Project Bonafide demonstrates the possible. Chris Shanks, one of Project Bona Fide’s co-directors, uses permaculture as an adaptive and agro-ecological approach to ending hunger. In the simplest terms, permaculture is the design of agricultural ecosystems that examine and follow nature’s patterns. Chris believes, permaculture involves farming in the “fourth dimension of time” — that is, choosing crops and a pattern of planting them based on their capacity for long-term resilience in the face of climate change. One of the key functions of Project Bona Fide, according to Chris, is “to hold these methods of resiliency in trust,” while learning, training and spreading the crops throughout the community.
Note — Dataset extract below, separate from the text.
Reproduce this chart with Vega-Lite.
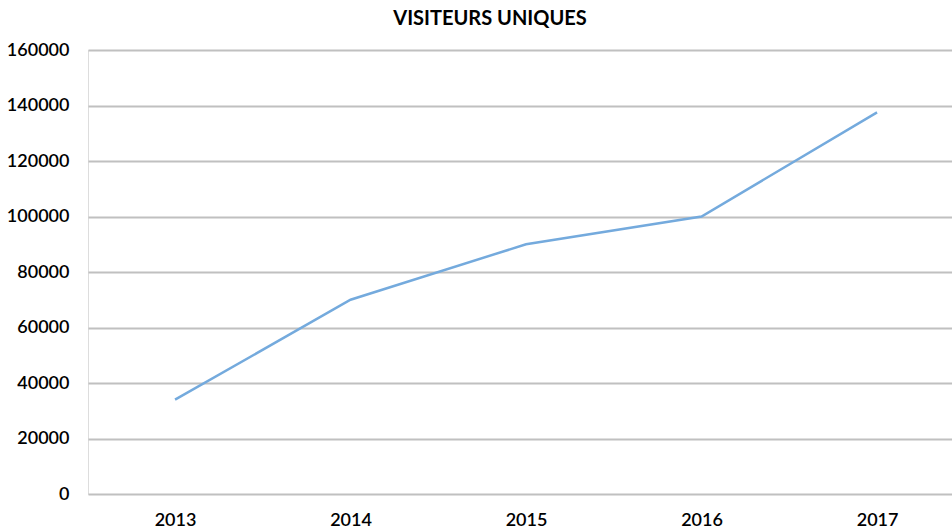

Project Bona Fide is implementing and providing training in a variety of very specific food-producing methods that address issues of long-term food insecurity with strong economic potential. These issues include: alley cropping; grey water use and water management (“slow it,” “store it,” “spread it”); bio-char soil amendment; agro-forestry (combining fruit trees with field crops); integrating livestock such as chickens and pigs; and the concept of the “guild,” or a grouping of plants, animals, insects and other natural components that work together to help ensure their survival.
The 43 acres that makes up the farm are sustained primarily by young volunteers who arrive from every corner of the world, often with little more than a curiosity in permaculture or agroforestry and sometimes with a specific skill such as carpentry, welding, animal husbandry, cooking or organizing. There are no paid international staff, though it is one of the largest employers on the island. The directors do not draw a salary. They use the income from their consulting projects outside of the country and some grants and donations, to support the farm’s infrastructural needs, pay local staff and maintain a very simple lifestyle. In all, Project Bona Fide employs 30 people from the local community who bring existing skills, cultivate new capacities and educate those who come to learn. Teachers are learners; learners are teachers.
In addition to employing, learning from and educating local community members, Project Bona Fide collaborates on projects that take place off-farm and in the community. In part with funds from the Imagine There’s No Hunger Campaign, Project Bona Fide has partnered with families in the community to establish Mano Amiga and Café Infantil, a community center and a child nutrition program, respectively. Mano Amiga is a beautiful natural building in the center of Balgue and houses a library and a women’s sewing cooperative in addition to a permaculture garden and playground. Café Infantil uses a building adjacent to Mano Amiga that has a kitchen where breakfast is prepared by mothers in the community for up to 70 children a day under the age of 12, most of whom live in families without fathers, generally equated in this strongly machismo society with persistent poverty and malnutrition.